(What is required): Give every line below again, exactly.

(Dataset section):
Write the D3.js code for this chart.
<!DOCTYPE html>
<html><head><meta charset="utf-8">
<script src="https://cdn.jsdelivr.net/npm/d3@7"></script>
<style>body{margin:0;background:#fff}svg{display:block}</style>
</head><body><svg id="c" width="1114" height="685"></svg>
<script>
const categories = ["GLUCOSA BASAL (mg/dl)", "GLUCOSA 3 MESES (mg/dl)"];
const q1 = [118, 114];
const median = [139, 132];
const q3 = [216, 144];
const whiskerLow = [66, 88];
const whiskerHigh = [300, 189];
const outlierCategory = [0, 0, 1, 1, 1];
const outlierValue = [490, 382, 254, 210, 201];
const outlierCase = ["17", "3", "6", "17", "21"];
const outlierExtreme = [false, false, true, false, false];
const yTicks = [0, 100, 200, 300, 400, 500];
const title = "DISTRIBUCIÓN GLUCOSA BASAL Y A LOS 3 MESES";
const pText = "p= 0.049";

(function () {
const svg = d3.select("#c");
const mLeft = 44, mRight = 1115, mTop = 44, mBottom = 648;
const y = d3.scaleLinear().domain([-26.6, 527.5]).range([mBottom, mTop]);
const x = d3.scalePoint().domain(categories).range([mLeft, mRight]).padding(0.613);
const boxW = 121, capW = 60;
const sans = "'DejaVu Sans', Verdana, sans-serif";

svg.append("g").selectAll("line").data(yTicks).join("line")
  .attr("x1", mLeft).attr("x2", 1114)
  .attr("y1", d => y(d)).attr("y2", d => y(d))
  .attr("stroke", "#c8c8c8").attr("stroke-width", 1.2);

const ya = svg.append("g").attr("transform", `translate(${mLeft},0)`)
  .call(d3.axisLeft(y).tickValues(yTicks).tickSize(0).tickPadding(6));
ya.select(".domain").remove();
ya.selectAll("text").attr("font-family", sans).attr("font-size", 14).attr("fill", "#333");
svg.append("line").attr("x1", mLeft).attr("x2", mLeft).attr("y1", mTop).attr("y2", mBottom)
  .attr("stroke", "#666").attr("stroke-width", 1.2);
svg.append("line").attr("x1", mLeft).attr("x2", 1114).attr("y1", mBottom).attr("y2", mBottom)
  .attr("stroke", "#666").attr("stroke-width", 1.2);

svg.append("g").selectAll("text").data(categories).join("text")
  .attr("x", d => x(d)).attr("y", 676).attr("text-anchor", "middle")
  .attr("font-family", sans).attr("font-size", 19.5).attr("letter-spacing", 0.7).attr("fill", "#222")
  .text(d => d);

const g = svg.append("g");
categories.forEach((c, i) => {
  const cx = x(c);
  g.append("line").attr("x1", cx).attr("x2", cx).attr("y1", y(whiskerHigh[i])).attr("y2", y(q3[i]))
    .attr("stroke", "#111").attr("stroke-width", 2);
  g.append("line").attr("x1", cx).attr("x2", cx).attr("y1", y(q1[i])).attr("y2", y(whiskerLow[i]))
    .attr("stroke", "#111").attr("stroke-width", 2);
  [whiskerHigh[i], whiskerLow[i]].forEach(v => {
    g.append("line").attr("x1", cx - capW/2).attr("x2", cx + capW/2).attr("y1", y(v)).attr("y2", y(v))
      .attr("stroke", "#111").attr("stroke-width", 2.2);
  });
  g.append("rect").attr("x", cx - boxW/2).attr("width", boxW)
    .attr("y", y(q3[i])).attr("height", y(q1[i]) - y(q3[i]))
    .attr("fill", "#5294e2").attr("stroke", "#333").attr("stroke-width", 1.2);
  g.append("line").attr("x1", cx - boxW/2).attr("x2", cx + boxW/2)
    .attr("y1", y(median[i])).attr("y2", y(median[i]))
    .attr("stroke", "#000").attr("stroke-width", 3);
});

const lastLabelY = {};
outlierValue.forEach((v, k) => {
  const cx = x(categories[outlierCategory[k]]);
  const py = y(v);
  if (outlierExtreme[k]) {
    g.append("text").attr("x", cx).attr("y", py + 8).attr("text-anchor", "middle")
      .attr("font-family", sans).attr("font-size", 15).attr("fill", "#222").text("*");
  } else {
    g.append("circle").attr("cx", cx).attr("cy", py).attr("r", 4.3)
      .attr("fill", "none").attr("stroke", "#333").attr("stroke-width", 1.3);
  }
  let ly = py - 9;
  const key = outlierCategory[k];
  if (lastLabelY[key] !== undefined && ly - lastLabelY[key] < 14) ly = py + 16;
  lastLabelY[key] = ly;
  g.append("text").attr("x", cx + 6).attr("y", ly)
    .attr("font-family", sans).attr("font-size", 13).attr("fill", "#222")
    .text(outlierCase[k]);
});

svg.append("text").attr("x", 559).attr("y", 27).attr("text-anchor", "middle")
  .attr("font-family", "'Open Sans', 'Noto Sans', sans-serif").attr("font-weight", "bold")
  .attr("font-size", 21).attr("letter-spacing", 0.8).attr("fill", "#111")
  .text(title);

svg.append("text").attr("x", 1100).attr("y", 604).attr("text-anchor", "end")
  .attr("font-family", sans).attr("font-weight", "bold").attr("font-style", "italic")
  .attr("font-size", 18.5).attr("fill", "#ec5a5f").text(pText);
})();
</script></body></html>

(Task output):
Write the D3.js code for this chart.
<!DOCTYPE html>
<html><head><meta charset="utf-8">
<script src="https://cdn.jsdelivr.net/npm/d3@7"></script>
<style>body{margin:0;background:#fff}svg{display:block}</style>
</head><body><svg id="c" width="1114" height="685"></svg>
<script>
const categories = ["GLUCOSA BASAL (mg/dl)", "GLUCOSA 3 MESES (mg/dl)"];
const q1 = [118, 114];
const median = [139, 132];
const q3 = [216, 144];
const whiskerLow = [66, 88];
const whiskerHigh = [300, 189];
const outlierCategory = [0, 0, 1, 1, 1];
const outlierValue = [490, 382, 254, 210, 201];
const outlierCase = ["17", "3", "6", "17", "21"];
const outlierExtreme = [false, false, true, false, false];
const yTicks = [0, 100, 200, 300, 400, 500];
const title = "DISTRIBUCIÓN GLUCOSA BASAL Y A LOS 3 MESES";
const pText = "p= 0.049";

(function () {
const svg = d3.select("#c");
const mLeft = 44, mRight = 1115, mTop = 44, mBottom = 648;
const y = d3.scaleLinear().domain([-26.6, 527.5]).range([mBottom, mTop]);
const x = d3.scalePoint().domain(categories).range([mLeft, mRight]).padding(0.613);
const boxW = 121, capW = 60;
const sans = "'DejaVu Sans', Verdana, sans-serif";

svg.append("g").selectAll("line").data(yTicks).join("line")
  .attr("x1", mLeft).attr("x2", 1114)
  .attr("y1", d => y(d)).attr("y2", d => y(d))
  .attr("stroke", "#c8c8c8").attr("stroke-width", 1.2);

const ya = svg.append("g").attr("transform", `translate(${mLeft},0)`)
  .call(d3.axisLeft(y).tickValues(yTicks).tickSize(0).tickPadding(6));
ya.select(".domain").remove();
ya.selectAll("text").attr("font-family", sans).attr("font-size", 14).attr("fill", "#333");
svg.append("line").attr("x1", mLeft).attr("x2", mLeft).attr("y1", mTop).attr("y2", mBottom)
  .attr("stroke", "#666").attr("stroke-width", 1.2);
svg.append("line").attr("x1", mLeft).attr("x2", 1114).attr("y1", mBottom).attr("y2", mBottom)
  .attr("stroke", "#666").attr("stroke-width", 1.2);

svg.append("g").selectAll("text").data(categories).join("text")
  .attr("x", d => x(d)).attr("y", 676).attr("text-anchor", "middle")
  .attr("font-family", sans).attr("font-size", 19.5).attr("letter-spacing", 0.7).attr("fill", "#222")
  .text(d => d);

const g = svg.append("g");
categories.forEach((c, i) => {
  const cx = x(c);
  g.append("line").attr("x1", cx).attr("x2", cx).attr("y1", y(whiskerHigh[i])).attr("y2", y(q3[i]))
    .attr("stroke", "#111").attr("stroke-width", 2);
  g.append("line").attr("x1", cx).attr("x2", cx).attr("y1", y(q1[i])).attr("y2", y(whiskerLow[i]))
    .attr("stroke", "#111").attr("stroke-width", 2);
  [whiskerHigh[i], whiskerLow[i]].forEach(v => {
    g.append("line").attr("x1", cx - capW/2).attr("x2", cx + capW/2).attr("y1", y(v)).attr("y2", y(v))
      .attr("stroke", "#111").attr("stroke-width", 2.2);
  });
  g.append("rect").attr("x", cx - boxW/2).attr("width", boxW)
    .attr("y", y(q3[i])).attr("height", y(q1[i]) - y(q3[i]))
    .attr("fill", "#5294e2").attr("stroke", "#333").attr("stroke-width", 1.2);
  g.append("line").attr("x1", cx - boxW/2).attr("x2", cx + boxW/2)
    .attr("y1", y(median[i])).attr("y2", y(median[i]))
    .attr("stroke", "#000").attr("stroke-width", 3);
});

const lastLabelY = {};
outlierValue.forEach((v, k) => {
  const cx = x(categories[outlierCategory[k]]);
  const py = y(v);
  if (outlierExtreme[k]) {
    g.append("text").attr("x", cx).attr("y", py + 8).attr("text-anchor", "middle")
      .attr("font-family", sans).attr("font-size", 15).attr("fill", "#222").text("*");
  } else {
    g.append("circle").attr("cx", cx).attr("cy", py).attr("r", 4.3)
      .attr("fill", "none").attr("stroke", "#333").attr("stroke-width", 1.3);
  }
  let ly = py - 9;
  const key = outlierCategory[k];
  if (lastLabelY[key] !== undefined && ly - lastLabelY[key] < 14) ly = py + 16;
  lastLabelY[key] = ly;
  g.append("text").attr("x", cx + 6).attr("y", ly)
    .attr("font-family", sans).attr("font-size", 13).attr("fill", "#222")
    .text(outlierCase[k]);
});

svg.append("text").attr("x", 559).attr("y", 27).attr("text-anchor", "middle")
  .attr("font-family", "'Open Sans', 'Noto Sans', sans-serif").attr("font-weight", "bold")
  .attr("font-size", 21).attr("letter-spacing", 0.8).attr("fill", "#111")
  .text(title);

svg.append("text").attr("x", 1100).attr("y", 604).attr("text-anchor", "end")
  .attr("font-family", sans).attr("font-weight", "bold").attr("font-style", "italic")
  .attr("font-size", 18.5).attr("fill", "#ec5a5f").text(pText);
})();
</script></body></html>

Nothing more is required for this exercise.